I confess to sympathy with Rodic, but I am in no position to defend him personally or what his publications have alleged. I just don’t know whether the corruption charges are true or false–that should be decided in court, if there is sufficient evidence to indict anyone.
I do however want to speak up for press freedom, which is still not well-established anywhere in the Balkans. Editors and journalists tell me often that they are subjected to direct and indirect pressure from government authorities, who wield the power of withholding advertising from their antagonists. In the still small economies of the Balkans, that is a serious threat. So too is incitement of violence against journalists and editors, which is all too frequent.
What many Balkans countries still lack are government authorities prepared to speak out to defend press freedom, even if they may disagree with the allegations the press publishes. They instead blame these blowups on unprofessional journalism or claim that their political opponents are behind the allegations. It would be refreshing to hear prime ministers respond by saying the allegations will be thoroughly investigated and accountability pursued wherever it may lead.
That is what demonstrators in Romania were demanding when they brought down their government this week.
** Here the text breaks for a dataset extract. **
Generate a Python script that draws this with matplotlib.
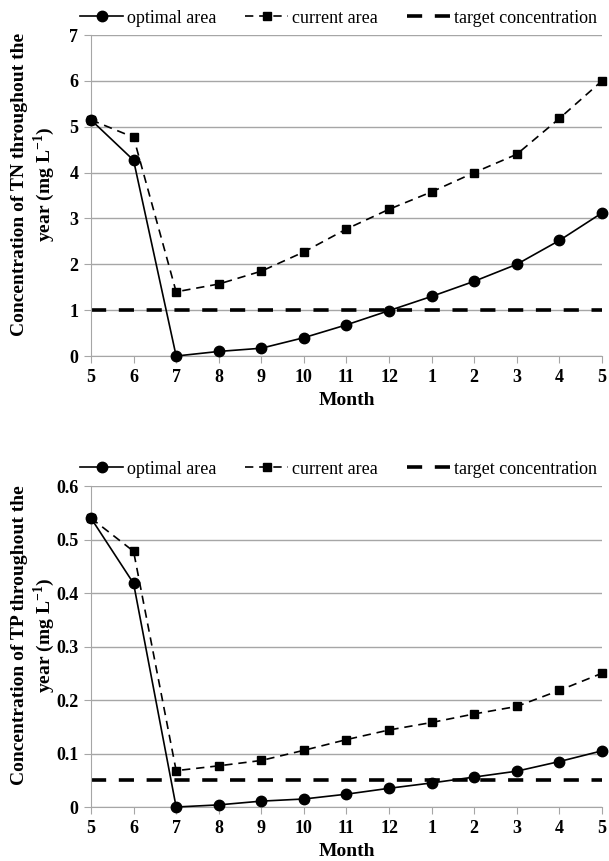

I suspect it is also what Serbian citizens want. It is what most Americans expect both at home and in friendly democracies abroad. I am saddened when our politicians substitute criticism of the media for honest responses to the questions they raise, as the Republican presidential candidates have recently been doing. Europeans are no less exigent about press freedom. If Serbia wants membership in the European Union, it needs to abide by the most famous thing Voltaire never said:
I disapprove of what you say, but I will defend to the death your right to say it.
Or at least by this, which he did say:
The supposed right of intolerance is absurd and barbaric. It is the right of the tiger; nay, it is far worse, for tigers do but tear in order to have food, while we rend each other for paragraphs.